Use Google Sheets AI to Track Load Margin
What This Does
Google Sheets' AI formula assistant helps you build margin tracking formulas for your load data — so you can see at a glance which lanes are profitable, flag loads below your margin target, and spot patterns without needing to know Excel or Sheets formulas.
Before You Start
- You have a Google account (free)
- You have load data you want to track (even a simple list is fine)
- Time needed: 15 minutes to set up; ongoing use takes seconds
- Cost: Free
Steps
1. Open a new Google Sheet
Go to sheets.google.com and create a blank spreadsheet. Set up these column headers in row 1:
- A: Load # | B: Shipper Rate | C: Carrier Rate | D: Fuel Surcharge | E: Gross Margin $ | F: Gross Margin % | G: Flag
2. Find the AI formula feature
Click on cell E2 (where you want your first margin calculation). Look for the small "=" or sparkle icon in the formula bar, or go to Insert → Help me create formulas (if you have Gemini in Sheets enabled).
3. Ask it to write the formula
In the Gemini/Help me write box, type: "Calculate gross margin by subtracting carrier rate and fuel surcharge from shipper rate. Put the result in column E."
Or just type in the formula bar: =B2-C2-D2 — this gives you gross margin dollars. For margin percentage, click F2 and type: =(B2-C2-D2)/B2*100
4. Build the flag column
Click on G2 and use the Gemini prompt: "Flag this load as 'Below Target' if the margin percentage in F2 is less than 15, otherwise show 'OK'."
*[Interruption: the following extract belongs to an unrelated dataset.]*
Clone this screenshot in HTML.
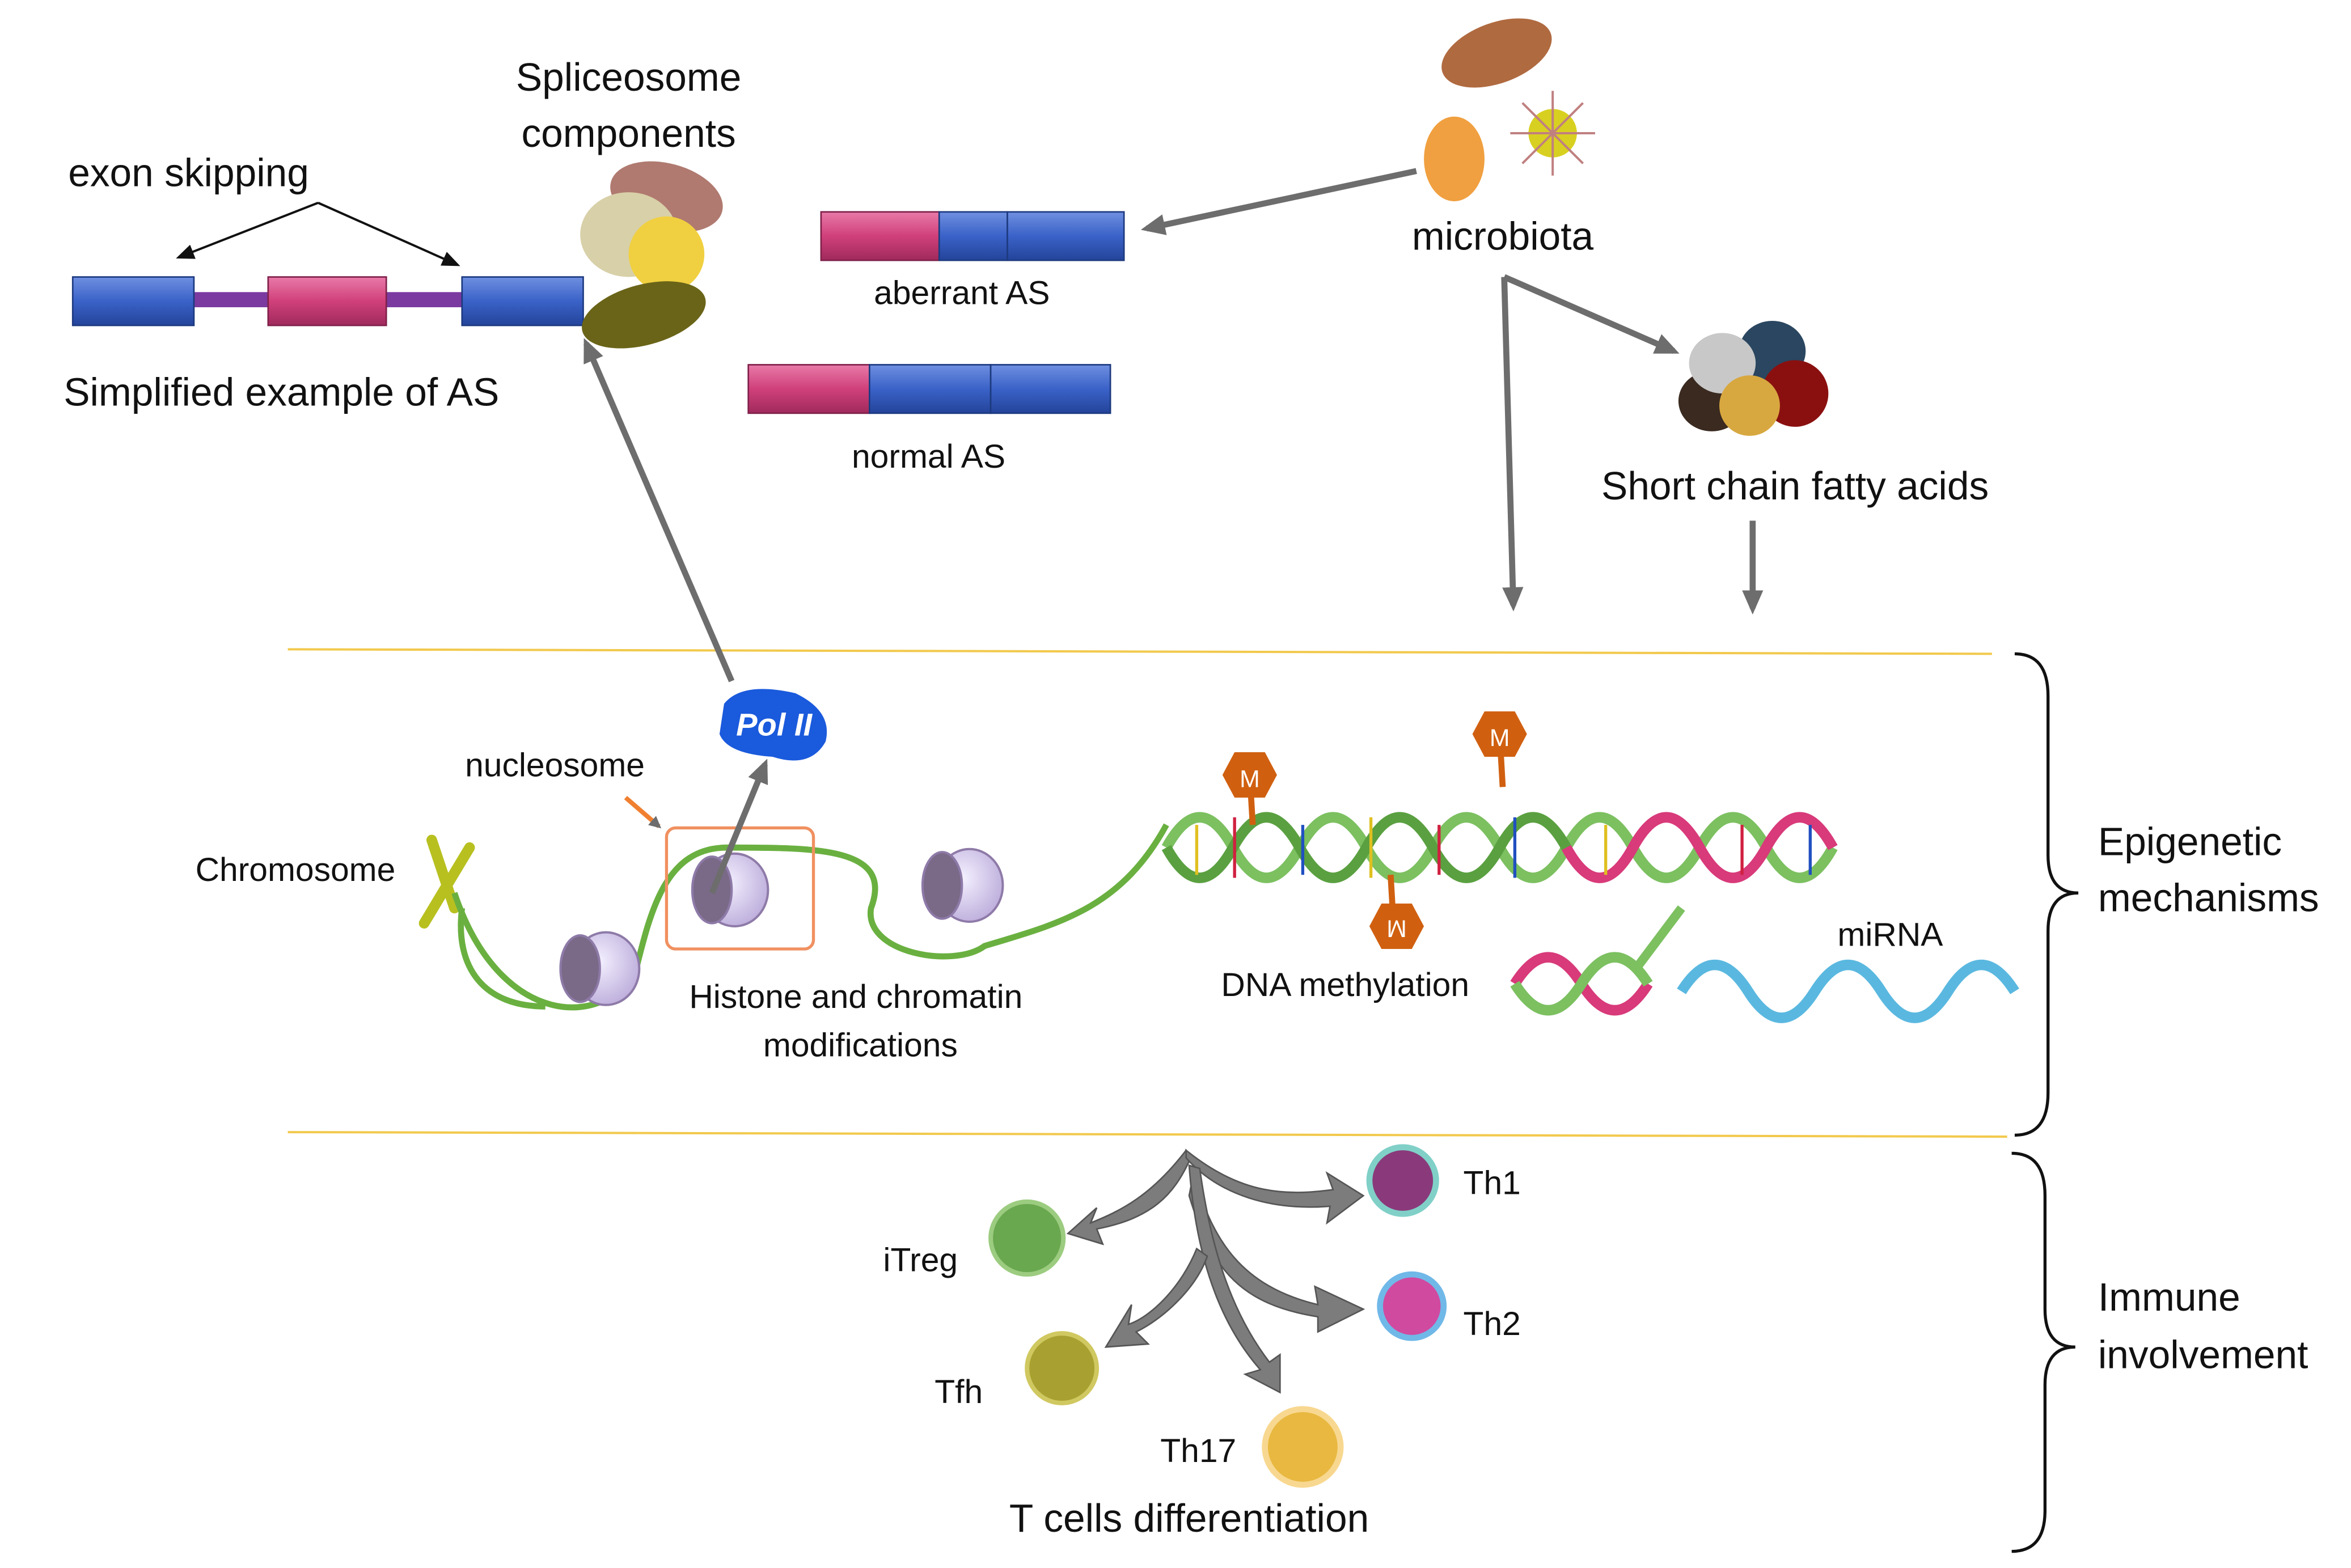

Gemini will write: =IF(F2<15,"Below Target","OK") — you can adjust the 15% threshold to whatever your floor is.
5. Copy formulas down
Select E2:G2, then drag the corner down to cover all your load rows. Every load you enter will now auto-calculate.
Real Example
Scenario: You've been manually checking margin on 30 loads a week in your head. Some days you're not sure if you're hitting your targets.
What you set up: Column B = what the shipper pays you. Column C = what you pay the carrier. Column D = fuel surcharge you collected minus what you paid out. Column E auto-calculates your dollar margin. Column F shows the percentage. Column G flags anything under 15%.
What you get: A running load log where below-target loads show up in red (use Format → Conditional Formatting → if G says "Below Target" → fill red). At the end of the week, sort by margin % to see which lanes are your best and worst performers.
Tips
- Ask Gemini to "add a row at the bottom that totals my weekly margin and shows average margin percentage" to get a summary view
- Add a "Lane" column (Chicago-Dallas, etc.) and ask Gemini for a formula that calculates average margin per unique lane — powerful for knowing where to focus
- Keep this sheet simple — the goal is visibility, not a full TMS replacement
Tool interfaces change — if a button has moved, look for similar AI/magic/smart options in the same menu area.